From the first line of the listing below to the line with "const volTicks = [0, 20, 40, 60, 80, 100];", print each line exactly, and nothing more. Leave out the pictures.

※

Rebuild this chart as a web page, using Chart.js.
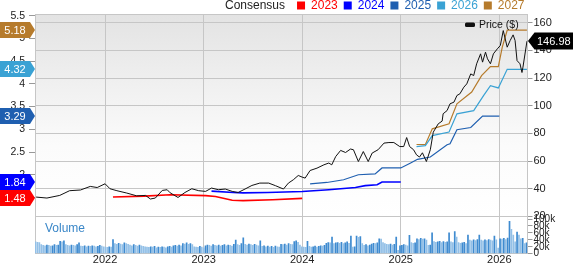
<!DOCTYPE html>
<html><head><meta charset="utf-8">
<script src="https://cdn.jsdelivr.net/npm/chart.js@4/dist/chart.umd.min.js"></script>
<style>html,body{margin:0;padding:0;background:#fff;overflow:hidden}#wrap{width:573px;height:264px;position:relative}</style>
</head><body><div id="wrap"><canvas id="c" width="573" height="264"></canvas></div>
<script>
// ---------- data ----------
const yearTicks = [2022, 2023, 2024, 2025, 2026];
const priceTicks = [20, 40, 60, 80, 100, 120, 140, 160];
const epsTicks = [1.5, 2, 2.5, 3, 3.5, 4, 4.5, 5, 5.5];
const volTicks = [0, 20, 40, 60, 80, 100];

const priceT = [2021.30,2021.41,2021.54,2021.64,2021.75,2021.85,2021.92,2022.00,2022.05,2022.12,2022.22,2022.32,2022.41,2022.46,2022.51,2022.58,2022.63,2022.66,2022.74,2022.81,2022.88,2022.95,2023.02,2023.08,2023.15,2023.22,2023.29,2023.35,2023.42,2023.49,2023.57,2023.66,2023.73,2023.81,2023.86,2023.91,2023.96,2024.00,2024.03,2024.08,2024.15,2024.22,2024.27,2024.30,2024.34,2024.39,2024.44,2024.49,2024.52,2024.57,2024.62,2024.67,2024.71,2024.77,2024.83,2024.88,2024.93,2024.99,2025.03,2025.06,2025.09,2025.13,2025.16,2025.19,2025.22,2025.26,2025.30,2025.33,2025.38,2025.42,2025.43,2025.47,2025.50,2025.54,2025.57,2025.60,2025.64,2025.67,2025.71,2025.74,2025.77,2025.81,2025.83,2025.86,2025.88,2025.91,2025.94,2025.98,2026.01,2026.04,2026.08,2026.11,2026.14,2026.16,2026.18,2026.21,2026.23,2026.24,2026.28,2026.285];
const priceV = [34.0,33.3,35.2,38.6,39.1,41.7,40.9,43.6,40.0,38.6,36.9,34.9,35.2,32.6,33.3,38.8,39.3,37.1,33.7,37.3,40.0,38.6,38.1,40.5,39.3,39.8,38.1,37.3,39.8,42.4,44.1,44.1,42.2,39.8,44.1,46.5,49.6,48.4,47.7,53.2,54.9,57.3,58.6,57.3,63.3,67.7,66.2,68.7,68.2,59.7,66.9,59.7,65.8,68.2,73.0,73.4,73.4,70.5,70.5,77.0,70.5,68.2,64.5,62.9,66.0,59.7,68.2,80.9,86.9,88.9,94.2,96.5,101.4,102.6,107.4,108.6,113.4,115.8,123.0,121.8,130.3,137.5,131.5,138.7,133.9,130.3,137.5,141.1,143.5,154.3,142.3,147.1,151.2,147.1,132.6,130.3,124.0,127.9,146.4,146.98];
const lastPrice = 146.98;

const eps2023T = [2022.08,2022.40,2022.66,2023.02,2023.12,2023.29,2023.40,2023.70,2024.00];
const eps2023V = [1.51,1.53,1.56,1.54,1.52,1.44,1.43,1.45,1.48];
const eps2024T = [2023.08,2023.30,2023.40,2023.65,2024.00,2024.27,2024.54,2024.64,2024.76,2024.81,2025.00];
const eps2024V = [1.64,1.61,1.60,1.61,1.63,1.67,1.72,1.76,1.78,1.84,1.84];
const eps2025T = [2024.08,2024.25,2024.42,2024.57,2024.74,2024.81,2025.00,2025.10,2025.17,2025.30,2025.47,2025.50,2025.57,2025.71,2025.83,2026.00];
const eps2025V = [1.80,1.83,1.89,2.00,2.02,2.15,2.15,2.26,2.34,2.39,2.66,2.68,2.99,3.04,3.29,3.29];
const eps2026T = [2025.16,2025.25,2025.32,2025.49,2025.57,2025.74,2025.84,2025.91,2025.99,2026.08,2026.28];
const eps2026V = [2.62,2.64,2.86,2.94,3.34,3.41,3.74,3.96,3.91,4.32,4.32];
const eps2027T = [2025.16,2025.25,2025.32,2025.49,2025.57,2025.72,2025.82,2025.91,2025.99,2026.03,2026.08,2026.28];
const eps2027V = [2.665,2.665,3.01,3.12,3.56,3.82,4.18,4.38,4.38,4.81,5.18,5.18];

// weekly volume, thousands
const volume = [35,34,33,27,25,24,26,25,23,24,
27,25,26,37,35,38,27,25,24,26,
25,24,27,32,23,22,24,21,23,22,
24,23,21,22,25,23,21,20,19,21,
20,42,30,28,31,29,27,32,30,28,
26,24,27,25,23,26,24,22,21,20,
19,21,20,22,18,20,19,21,20,18,
21,22,20,24,25,23,26,24,30,29,
32,28,30,27,21,20,19,22,20,18,
24,26,25,23,27,25,24,26,23,25,
27,24,26,25,23,28,40,27,25,30,
47,28,26,29,27,25,28,26,24,38,
22,24,21,23,20,22,19,23,21,20,
28,27,29,26,30,28,27,36,38,34,
26,21,20,19,37,22,20,21,23,20,
22,24,23,25,31,33,32,49,30,32,
33,31,34,30,32,35,31,52,20,21,
52,48,50,30,25,27,24,26,29,31,
30,32,44,43,33,30,28,27,29,26,
28,49,11,24,25,27,26,24,54,33,
31,32,44,42,45,43,44,40,25,26,
61,36,34,35,37,33,36,34,35,61,
35,33,65,49,33,31,32,34,30,55,
40,38,41,39,42,55,40,38,41,39,
42,40,38,52,41,17,44,43,45,42,
46,94,71,55,35,63,55,44,45,30,
32];
const volStart = 2021.295;
const volStep = 1 / 52.2;

const seriesNames = ['2023','2024','2025','2026','2027'];
const seriesColors = ['#ff0000','#0000ff','#1f5fb0','#3aa2d4','#b67b2c'];

// ---------- build ----------
const pts = (T, V) => T.map((t, i) => ({x: t, y: V[i]}));
const volData = volume.map((v, i) => ({x: volStart + i * volStep, y: v}));
const volColors = volume.map((v, i) => (i > 0 && v > volume[i - 1]) ? '#3f8bd0' : '#93c0e7');
const epsT = [eps2023T, eps2024T, eps2025T, eps2026T, eps2027T];
const epsV = [eps2023V, eps2024V, eps2025V, eps2026V, eps2027V];

const FONT = '"Liberation Sans", Arial, Helvetica, sans-serif';
Chart.defaults.font.family = FONT;
Chart.defaults.color = '#222';

const datasets = [{
  type: 'line', label: 'Price ($)', data: pts(priceT, priceV), yAxisID: 'y', xAxisID: 'x',
  borderColor: '#111', borderWidth: 1, pointRadius: 0, tension: 0, order: 0
}];
seriesNames.forEach((n, k) => datasets.push({
  type: 'line', label: n, data: pts(epsT[k], epsV[k]), yAxisID: 'eps', xAxisID: 'x',
  borderColor: seriesColors[k], borderWidth: (k < 2 ? 1.6 : 1.2), pointRadius: 0, tension: 0, order: 1 + k
}));
datasets.push({
  type: 'bar', label: 'Volume', data: volData, yAxisID: 'yv', xAxisID: 'x',
  backgroundColor: volColors, barPercentage: 0.9, categoryPercentage: 1, order: 10
});

const setTicks = arr => scale => { scale.ticks = arr.map(v => ({value: v})); };
const RIGHT_W = 45.5;

const bgPlugin = {
  id: 'bg',
  afterLayout(chart) {
    const a = chart.chartArea, yv = chart.scales.yv, y = chart.scales.y;
    yv.left = a.right; yv.right = a.right + RIGHT_W; yv.width = RIGHT_W;
    y.left = a.right; y.right = a.right + RIGHT_W; y.width = RIGHT_W;
  },
  beforeDraw(chart) {
    const {ctx, chartArea: a, scales} = chart;
    const yb = scales.y.getPixelForValue(20);
    ctx.save();
    ctx.fillStyle = '#fff';
    ctx.fillRect(0, 0, chart.width, chart.height);
    const g = ctx.createLinearGradient(0, a.top, 0, yb);
    g.addColorStop(0, '#e3e3e3');
    g.addColorStop(0.65, '#fbfbfb');
    g.addColorStop(1, '#ffffff');
    ctx.fillStyle = g;
    ctx.fillRect(a.left, a.top, a.right - a.left, yb - a.top);
    ctx.restore();
  },
  beforeDatasetsDraw(chart) {
    const {ctx, chartArea: a} = chart;
    ctx.save();
    ctx.strokeStyle = '#c6c6c6';
    ctx.lineWidth = 1;
    ctx.strokeRect(Math.round(a.left) + 0.5, Math.round(a.top) + 0.5, Math.round(a.right - a.left) - 1, Math.round(a.bottom - a.top) - 1);
    ctx.restore();
  },
  afterDraw(chart) {
    const {ctx, chartArea: a, scales} = chart;
    ctx.save();
    // top legend
    ctx.textBaseline = 'middle';
    ctx.font = '12px ' + FONT;
    ctx.fillStyle = '#222';
    ctx.textAlign = 'left';
    let x = 225;
    ctx.fillText('Consensus', x, 6);
    x += ctx.measureText('Consensus').width + 12;
    seriesNames.forEach((n, k) => {
      ctx.fillStyle = seriesColors[k];
      ctx.fillRect(x, 1.5, 8, 8);
      ctx.fillText(n, x + 14, 6);
      x += 14 + ctx.measureText(n).width + 6;
    });
    // price legend
    ctx.fillStyle = '#111';
    ctx.beginPath();
    ctx.roundRect ? ctx.roundRect(465, 22.5, 10, 4.5, 1.5) : ctx.rect(465, 22.5, 10, 4.5);
    ctx.fill();
    ctx.font = '10.5px ' + FONT;
    ctx.fillText('Price ($)', 479, 25.5);
    // volume label
    ctx.fillStyle = '#3a87c8';
    ctx.font = '12px ' + FONT;
    ctx.fillText('Volume', 45, 229);
    // left tags
    ctx.font = '11px ' + FONT;
    ctx.textAlign = 'center';
    for (let k = 4; k >= 0; k--) {
      const v = epsV[k][epsV[k].length - 1];
      const y = Math.round(scales.eps.getPixelForValue(v));
      ctx.fillStyle = seriesColors[k];
      ctx.beginPath();
      ctx.moveTo(0, y - 8); ctx.lineTo(30, y - 8); ctx.lineTo(35, y); ctx.lineTo(30, y + 8); ctx.lineTo(0, y + 8);
      ctx.closePath(); ctx.fill();
      ctx.fillStyle = '#fff';
      ctx.fillText(v.toFixed(2), 15, y + 0.5);
    }
    // right tag
    const yp = Math.round(scales.y.getPixelForValue(lastPrice));
    ctx.fillStyle = '#000';
    ctx.beginPath();
    ctx.moveTo(a.right + 0.5, yp); ctx.lineTo(a.right + 7, yp - 8.5); ctx.lineTo(573, yp - 8.5); ctx.lineTo(573, yp + 8.5); ctx.lineTo(a.right + 7, yp + 8.5);
    ctx.closePath(); ctx.fill();
    ctx.fillStyle = '#fff';
    ctx.textAlign = 'left';
    ctx.fillText(lastPrice.toFixed(2), a.right + 9.5, yp + 0.5);
    ctx.restore();
  }
};

new Chart(document.getElementById('c'), {
  data: {datasets},
  options: {
    responsive: false, animation: false, events: [], devicePixelRatio: 1,
    layout: {padding: {top: 14, left: 0, right: 0, bottom: 0}},
    plugins: {legend: {display: false}, tooltip: {enabled: false}, title: {display: false}},
    scales: {
      x: {
        type: 'linear', position: 'bottom', min: 2021.289, max: 2026.286, offset: false,
        afterBuildTicks: setTicks(yearTicks),
        afterFit: s => { s.height = 10; },
        ticks: {autoSkip: false, maxRotation: 0, padding: 0, font: {size: 11}, color: '#222', callback: v => String(v)},
        grid: {color: '#c6c6c6', lineWidth: 1, drawTicks: false, offset: false},
        border: {display: false}
      },
      yv: {
        type: 'linear', position: 'right', min: 0, max: 691.6, weight: 0,
        afterBuildTicks: setTicks(volTicks),
        afterFit: s => { s.width = 0; },
        ticks: {padding: 1, font: {size: 10}, color: '#222', autoSkip: false, callback: v => v === 0 ? '0' : v + 'k'},
        grid: {drawOnChartArea: false, tickLength: 5, tickColor: '#999'},
        border: {display: false}
      },
      y: {
        type: 'linear', position: 'right', min: -6.92, max: 166.28, weight: 5,
        afterBuildTicks: setTicks(priceTicks),
        afterFit: s => { s.width = RIGHT_W; },
        ticks: {padding: 1, font: {size: 11}, color: '#222', callback: v => String(v)},
        grid: {color: '#c6c6c6', lineWidth: 1, tickLength: 5, tickColor: '#999'},
        border: {display: false}
      },
      eps: {
        type: 'linear', position: 'left', min: 0.2626, max: 5.537,
        afterBuildTicks: setTicks(epsTicks),
        afterFit: s => { s.width = 35; },
        ticks: {padding: 4, font: {size: 10.5}, color: '#222', callback: v => String(v)},
        grid: {drawOnChartArea: false, tickLength: 6, tickColor: '#999'},
        border: {display: false}
      }
    }
  },
  plugins: [bgPlugin]
});
</script>
</body></html>
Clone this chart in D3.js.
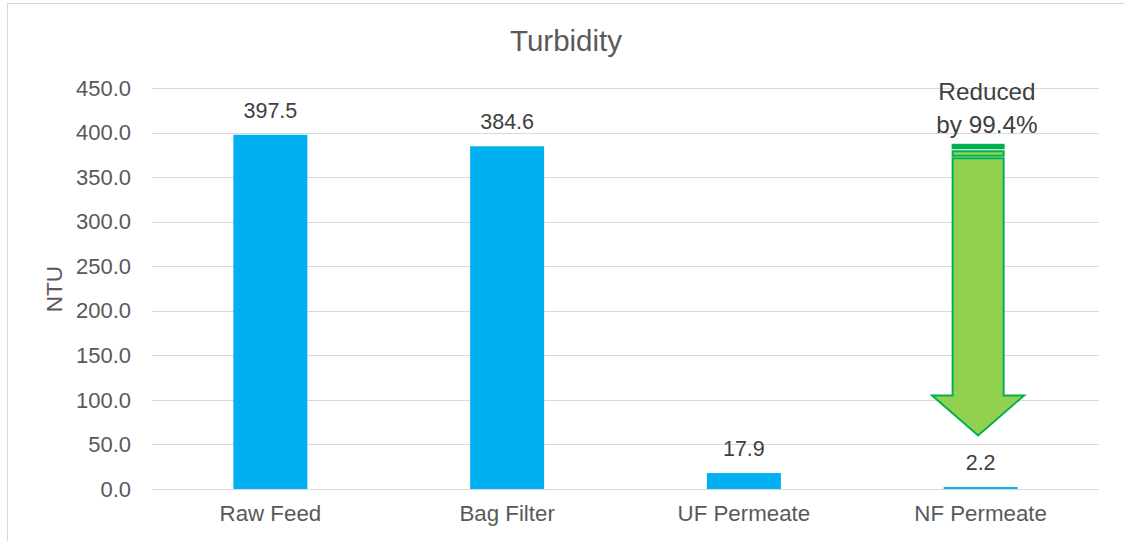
<!DOCTYPE html>
<html>
<head>
<meta charset="utf-8">
<script src="https://cdn.jsdelivr.net/npm/d3@7"></script>
<style>
  html, body { margin: 0; padding: 0; background: #ffffff; }
  svg { display: block; }
  text { font-family: "Liberation Sans", Arial, sans-serif; }
</style>
</head>
<body>
<svg id="chart" width="1124" height="541"></svg>
<script>
// ---- data ----
const categories = ["Raw Feed", "Bag Filter", "UF Permeate", "NF Permeate"];
const values = [397.5, 384.6, 17.9, 2.2];
const valueLabels = ["397.5", "384.6", "17.9", "2.2"];
const yTicks = [0, 50, 100, 150, 200, 250, 300, 350, 400, 450];
const title = "Turbidity";
const yAxisTitle = "NTU";
const annotationLines = ["Reduced", "by 99.4%"];
// arrow drawn from the Bag Filter value down towards the NF value
const arrowTopValue = 384.6;
const arrowHeadTopValue = 105;
const arrowTipValue = 60;

const svg = d3.select("#chart");

// chart border (cropped at right/bottom like the reference)
svg.append("rect")
  .attr("x", 7.5).attr("y", 3.5)
  .attr("width", 1124).attr("height", 600)
  .attr("fill", "#ffffff")
  .attr("stroke", "#d9d9d9").attr("stroke-width", 1);

const plot = { left: 152, right: 1099, top: 88, bottom: 489 };

const x = d3.scaleBand()
  .domain(categories)
  .range([plot.left, plot.right])
  .paddingInner(0.6874)
  .paddingOuter(0.6874 / 2);

const y = d3.scaleLinear()
  .domain([0, 450])
  .range([plot.bottom, plot.top]);

// gridlines
svg.append("g")
  .selectAll("line")
  .data(yTicks)
  .join("line")
  .attr("x1", plot.left).attr("x2", plot.right)
  .attr("y1", d => Math.round(y(d)) + 0.5)
  .attr("y2", d => Math.round(y(d)) + 0.5)
  .attr("stroke", "#d9d9d9").attr("stroke-width", 1);

// y tick labels
svg.append("g")
  .selectAll("text")
  .data(yTicks)
  .join("text")
  .attr("x", 131)
  .attr("y", d => y(d))
  .attr("dy", "0.35em")
  .attr("text-anchor", "end")
  .attr("font-size", 22)
  .attr("fill", "#595959")
  .text(d => d3.format(".1f")(d));

// bars
svg.append("g")
  .selectAll("rect")
  .data(values)
  .join("rect")
  .attr("x", (d, i) => x(categories[i]))
  .attr("width", x.bandwidth())
  .attr("y", d => y(d))
  .attr("height", d => y(0) - y(d))
  .attr("fill", "#00B0F0");

// value labels
svg.append("g")
  .selectAll("text")
  .data(values)
  .join("text")
  .attr("x", (d, i) => x(categories[i]) + x.bandwidth() / 2)
  .attr("y", d => y(d) - 17)
  .attr("text-anchor", "middle")
  .attr("font-size", 21.5)
  .attr("fill", "#404040")
  .text((d, i) => valueLabels[i]);

// category labels
svg.append("g")
  .selectAll("text")
  .data(categories)
  .join("text")
  .attr("x", d => x(d) + x.bandwidth() / 2)
  .attr("y", 521)
  .attr("text-anchor", "middle")
  .attr("font-size", 22.3)
  .attr("fill", "#595959")
  .text(d => d);

// title
svg.append("text")
  .attr("x", 566).attr("y", 51)
  .attr("text-anchor", "middle")
  .attr("font-size", 29.5)
  .attr("fill", "#595959")
  .text(title);

// y axis title
svg.append("text")
  .attr("transform", "translate(62,289) rotate(-90)")
  .attr("text-anchor", "middle")
  .attr("font-size", 22.5)
  .attr("fill", "#595959")
  .text(yAxisTitle);

// ---- striped down arrow annotation ----
const nf = categories[3];
const cx = x(nf) + x.bandwidth() / 2 - 2.5;
const shaftHalf = 25.5, headHalf = 46;
const yTop = y(arrowTopValue) - 1.5;
const yHead = y(arrowHeadTopValue);
const yTip = y(arrowTipValue);
const g = svg.append("g");
const arrowFill = "#92D050", arrowStroke = "#00B050";

g.append("rect")
  .attr("x", cx - shaftHalf).attr("y", yTop)
  .attr("width", shaftHalf * 2).attr("height", 3.5)
  .attr("fill", arrowStroke).attr("stroke", arrowStroke).attr("stroke-width", 2);
g.append("rect")
  .attr("x", cx - shaftHalf).attr("y", yTop + 6.5)
  .attr("width", shaftHalf * 2).attr("height", 4.5)
  .attr("fill", arrowFill).attr("stroke", arrowStroke).attr("stroke-width", 2);

const bodyTop = yTop + 13.5;
const pts = [
  [cx - shaftHalf, bodyTop],
  [cx + shaftHalf, bodyTop],
  [cx + shaftHalf, yHead],
  [cx + headHalf, yHead],
  [cx, yTip],
  [cx - headHalf, yHead],
  [cx - shaftHalf, yHead]
];
g.append("path")
  .attr("d", d3.line()(pts) + "Z")
  .attr("fill", arrowFill)
  .attr("stroke", arrowStroke)
  .attr("stroke-width", 2)
  .attr("stroke-linejoin", "miter");

// annotation text
svg.append("g")
  .selectAll("text")
  .data(annotationLines)
  .join("text")
  .attr("x", 987)
  .attr("y", (d, i) => 100 + i * 33)
  .attr("text-anchor", "middle")
  .attr("font-size", 24.3)
  .attr("fill", "#404040")
  .text(d => d);
</script>
</body>
</html>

※

*Exercise output*
Rebuild this chart as a web page, using Chart.js.
<!DOCTYPE html>
<html><head><meta charset="utf-8">
<script src="https://cdn.jsdelivr.net/npm/chart.js@4/dist/chart.umd.min.js"></script>
<style>html,body{margin:0;padding:0;background:#fff;overflow:hidden}#wrap{width:573px;height:264px;position:relative}</style>
</head><body><div id="wrap"><canvas id="c" width="573" height="264"></canvas></div>
<script>
// ---------- data ----------
const yearTicks = [2022, 2023, 2024, 2025, 2026];
const priceTicks = [20, 40, 60, 80, 100, 120, 140, 160];
const epsTicks = [1.5, 2, 2.5, 3, 3.5, 4, 4.5, 5, 5.5];
const volTicks = [0, 20, 40, 60, 80, 100];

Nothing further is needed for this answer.